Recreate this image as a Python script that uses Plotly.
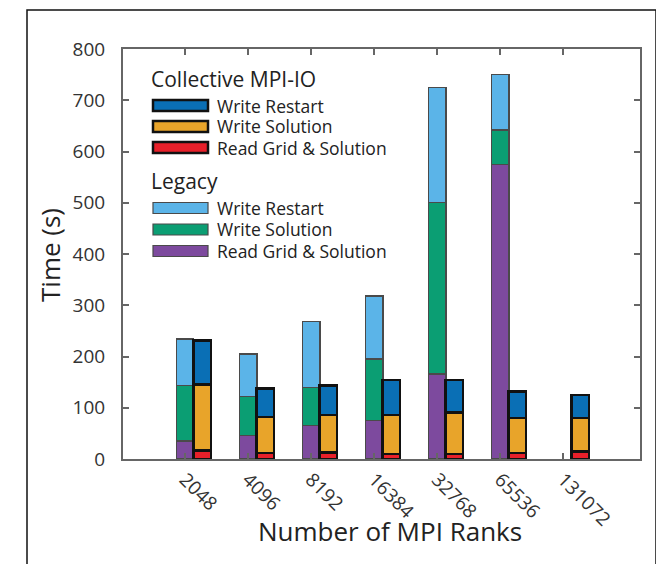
import plotly.graph_objects as go

ranks = ["2048", "4096", "8192", "16384", "32768", "65536", "131072"]

legacy_read = [35, 46, 65, 75, 166, 574, None]
legacy_write_solution = [108, 76, 75, 120, 335, 68, None]
legacy_write_restart = [91, 83, 129, 123, 224, 109, None]

mpi_read = [17, 12, 13, 10, 10, 12, 15]
mpi_write_solution = [128, 70, 73, 76, 81, 68, 65]
mpi_write_restart = [86, 56, 57, 68, 63, 52, 45]

y_ticks = [0, 100, 200, 300, 400, 500, 600, 700, 800]

C_MPI_RESTART = "#0a6fb5"
C_MPI_SOL = "#e8a42a"
C_MPI_READ = "#e8202a"
C_LEG_RESTART = "#5bb4e8"
C_LEG_SOL = "#0b9e73"
C_LEG_READ = "#7d4a9e"

FONT = "Open Sans"
TXT = "#333333"

pos = list(range(len(ranks)))
MPI_SHIFT = 0.27
BAR_W = 0.28
mpi_pos = [p + MPI_SHIFT for p in pos]

fig = go.Figure()

def add(xs, ys, color, lw, lc):
    fig.add_trace(go.Bar(
        x=xs, y=ys, width=BAR_W,
        marker=dict(color=color, line=dict(color=lc, width=lw)),
        showlegend=False, hoverinfo="y",
    ))

add(pos, legacy_read, C_LEG_READ, 1.2, "#4a4a4a")
add(pos, legacy_write_solution, C_LEG_SOL, 1.2, "#4a4a4a")
add(pos, legacy_write_restart, C_LEG_RESTART, 1.2, "#4a4a4a")
add(mpi_pos, mpi_read, C_MPI_READ, 2.5, "#111111")
add(mpi_pos, mpi_write_solution, C_MPI_SOL, 2.5, "#111111")
add(mpi_pos, mpi_write_restart, C_MPI_RESTART, 2.5, "#111111")

# page body has an 8px margin; window coords are converted to figure coords
OFF = 8
W, H = 664 - OFF, 564 - OFF
PL, PR, PT, PB = 123 - OFF, 640 - OFF, 49 - OFF, 459 - OFF
L, R, T, B = PL, W - PR, PT, H - PB
PW, PH = PR - PL, PB - PT

def px(xw):
    return (xw - OFF - PL) / PW

def py(yw):
    return (PB - (yw - OFF)) / PH

shapes = []
annotations = []

# outer frame
shapes.append(dict(type="rect", xref="paper", yref="paper",
                   x0=px(27), x1=px(656), y0=py(700), y1=py(10),
                   line=dict(color="#111111", width=1.5), fillcolor="rgba(0,0,0,0)", layer="below"))

# custom legend
def header(text, ycen):
    annotations.append(dict(text=text, xref="paper", yref="paper", x=px(149), y=py(ycen),
                            xanchor="left", yanchor="middle", showarrow=False,
                            font=dict(family=FONT, size=21, color="#222222")))

def entry(text, ycen, color, lc, lw):
    shapes.append(dict(type="rect", xref="paper", yref="paper",
                       x0=px(153), x1=px(208), y0=py(ycen + 5.5), y1=py(ycen - 5.5),
                       fillcolor=color, line=dict(color=lc, width=lw)))
    annotations.append(dict(text=text, xref="paper", yref="paper", x=px(215), y=py(ycen),
                            xanchor="left", yanchor="middle", showarrow=False,
                            font=dict(family=FONT, size=17.5, color="#222222")))

header("Collective MPI-IO", 79)
entry("Write Restart", 105.5, C_MPI_RESTART, "#111111", 2.5)
entry("Write Solution", 126.5, C_MPI_SOL, "#111111", 2.5)
entry("Read Grid &amp; Solution", 147.5, C_MPI_READ, "#111111", 2.5)
header("Legacy", 181)
entry("Write Restart", 208, C_LEG_RESTART, "#4a4a4a", 1.2)
entry("Write Solution", 229.5, C_LEG_SOL, "#4a4a4a", 1.2)
entry("Read Grid &amp; Solution", 251, C_LEG_READ, "#4a4a4a", 1.2)

# axis titles
annotations.append(dict(text="Number of MPI Ranks", xref="paper", yref="paper",
                        x=px(390), y=py(531), xanchor="center", yanchor="middle",
                        showarrow=False, font=dict(family=FONT, size=26, color="#222222")))
annotations.append(dict(text="Time (s)", xref="paper", yref="paper",
                        x=px(50), y=py(255), xanchor="center", yanchor="middle", textangle=-90,
                        showarrow=False, font=dict(family=FONT, size=26, color="#222222")))

fig.update_layout(
    width=W, height=H,
    margin=dict(l=L, r=R, t=T, b=B, pad=0),
    barmode="stack",
    paper_bgcolor="white", plot_bgcolor="white",
    showlegend=False,
    shapes=shapes, annotations=annotations,
    font=dict(family=FONT, color=TXT),
)

fig.update_xaxes(
    range=[-0.985, 7.22], tickvals=pos, ticktext=ranks, tickangle=45,
    ticks="inside", ticklen=6, tickwidth=1.5, tickcolor="#666666",
    showline=True, linecolor="#666666", linewidth=2, mirror="ticks",
    showgrid=False, zeroline=False,
    tickfont=dict(family=FONT, size=19, color=TXT),
)
fig.update_yaxes(
    range=[0, 800], tickvals=y_ticks,
    ticks="inside", ticklen=6, tickwidth=1.5, tickcolor="#666666",
    showline=True, linecolor="#666666", linewidth=2, mirror="ticks",
    showgrid=False, zeroline=False, ticklabelstandoff=12,
    tickfont=dict(family=FONT, size=19, color=TXT),
)

fig.write_html("out.html")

◇ ◇ ◇ ◇

▶ **The task**
Without the pictures, output the full listing exactly as it stands.

▶ **Task output**
Recreate this image as a Python script that uses Plotly.
import plotly.graph_objects as go

ranks = ["2048", "4096", "8192", "16384", "32768", "65536", "131072"]

legacy_read = [35, 46, 65, 75, 166, 574, None]
legacy_write_solution = [108, 76, 75, 120, 335, 68, None]
legacy_write_restart = [91, 83, 129, 123, 224, 109, None]

mpi_read = [17, 12, 13, 10, 10, 12, 15]
mpi_write_solution = [128, 70, 73, 76, 81, 68, 65]
mpi_write_restart = [86, 56, 57, 68, 63, 52, 45]

y_ticks = [0, 100, 200, 300, 400, 500, 600, 700, 800]

C_MPI_RESTART = "#0a6fb5"
C_MPI_SOL = "#e8a42a"
C_MPI_READ = "#e8202a"
C_LEG_RESTART = "#5bb4e8"
C_LEG_SOL = "#0b9e73"
C_LEG_READ = "#7d4a9e"

FONT = "Open Sans"
TXT = "#333333"

pos = list(range(len(ranks)))
MPI_SHIFT = 0.27
BAR_W = 0.28
mpi_pos = [p + MPI_SHIFT for p in pos]

fig = go.Figure()

def add(xs, ys, color, lw, lc):
    fig.add_trace(go.Bar(
        x=xs, y=ys, width=BAR_W,
        marker=dict(color=color, line=dict(color=lc, width=lw)),
        showlegend=False, hoverinfo="y",
    ))

add(pos, legacy_read, C_LEG_READ, 1.2, "#4a4a4a")
add(pos, legacy_write_solution, C_LEG_SOL, 1.2, "#4a4a4a")
add(pos, legacy_write_restart, C_LEG_RESTART, 1.2, "#4a4a4a")
add(mpi_pos, mpi_read, C_MPI_READ, 2.5, "#111111")
add(mpi_pos, mpi_write_solution, C_MPI_SOL, 2.5, "#111111")
add(mpi_pos, mpi_write_restart, C_MPI_RESTART, 2.5, "#111111")

# page body has an 8px margin; window coords are converted to figure coords
OFF = 8
W, H = 664 - OFF, 564 - OFF
PL, PR, PT, PB = 123 - OFF, 640 - OFF, 49 - OFF, 459 - OFF
L, R, T, B = PL, W - PR, PT, H - PB
PW, PH = PR - PL, PB - PT

def px(xw):
    return (xw - OFF - PL) / PW

def py(yw):
    return (PB - (yw - OFF)) / PH

shapes = []
annotations = []

# outer frame
shapes.append(dict(type="rect", xref="paper", yref="paper",
                   x0=px(27), x1=px(656), y0=py(700), y1=py(10),
                   line=dict(color="#111111", width=1.5), fillcolor="rgba(0,0,0,0)", layer="below"))

# custom legend
def header(text, ycen):
    annotations.append(dict(text=text, xref="paper", yref="paper", x=px(149), y=py(ycen),
                            xanchor="left", yanchor="middle", showarrow=False,
                            font=dict(family=FONT, size=21, color="#222222")))

def entry(text, ycen, color, lc, lw):
    shapes.append(dict(type="rect", xref="paper", yref="paper",
                       x0=px(153), x1=px(208), y0=py(ycen + 5.5), y1=py(ycen - 5.5),
                       fillcolor=color, line=dict(color=lc, width=lw)))
    annotations.append(dict(text=text, xref="paper", yref="paper", x=px(215), y=py(ycen),
                            xanchor="left", yanchor="middle", showarrow=False,
                            font=dict(family=FONT, size=17.5, color="#222222")))

header("Collective MPI-IO", 79)
entry("Write Restart", 105.5, C_MPI_RESTART, "#111111", 2.5)
entry("Write Solution", 126.5, C_MPI_SOL, "#111111", 2.5)
entry("Read Grid &amp; Solution", 147.5, C_MPI_READ, "#111111", 2.5)
header("Legacy", 181)
entry("Write Restart", 208, C_LEG_RESTART, "#4a4a4a", 1.2)
entry("Write Solution", 229.5, C_LEG_SOL, "#4a4a4a", 1.2)
entry("Read Grid &amp; Solution", 251, C_LEG_READ, "#4a4a4a", 1.2)

# axis titles
annotations.append(dict(text="Number of MPI Ranks", xref="paper", yref="paper",
                        x=px(390), y=py(531), xanchor="center", yanchor="middle",
                        showarrow=False, font=dict(family=FONT, size=26, color="#222222")))
annotations.append(dict(text="Time (s)", xref="paper", yref="paper",
                        x=px(50), y=py(255), xanchor="center", yanchor="middle", textangle=-90,
                        showarrow=False, font=dict(family=FONT, size=26, color="#222222")))

fig.update_layout(
    width=W, height=H,
    margin=dict(l=L, r=R, t=T, b=B, pad=0),
    barmode="stack",
    paper_bgcolor="white", plot_bgcolor="white",
    showlegend=False,
    shapes=shapes, annotations=annotations,
    font=dict(family=FONT, color=TXT),
)

fig.update_xaxes(
    range=[-0.985, 7.22], tickvals=pos, ticktext=ranks, tickangle=45,
    ticks="inside", ticklen=6, tickwidth=1.5, tickcolor="#666666",
    showline=True, linecolor="#666666", linewidth=2, mirror="ticks",
    showgrid=False, zeroline=False,
    tickfont=dict(family=FONT, size=19, color=TXT),
)
fig.update_yaxes(
    range=[0, 800], tickvals=y_ticks,
    ticks="inside", ticklen=6, tickwidth=1.5, tickcolor="#666666",
    showline=True, linecolor="#666666", linewidth=2, mirror="ticks",
    showgrid=False, zeroline=False, ticklabelstandoff=12,
    tickfont=dict(family=FONT, size=19, color=TXT),
)

fig.write_html("out.html")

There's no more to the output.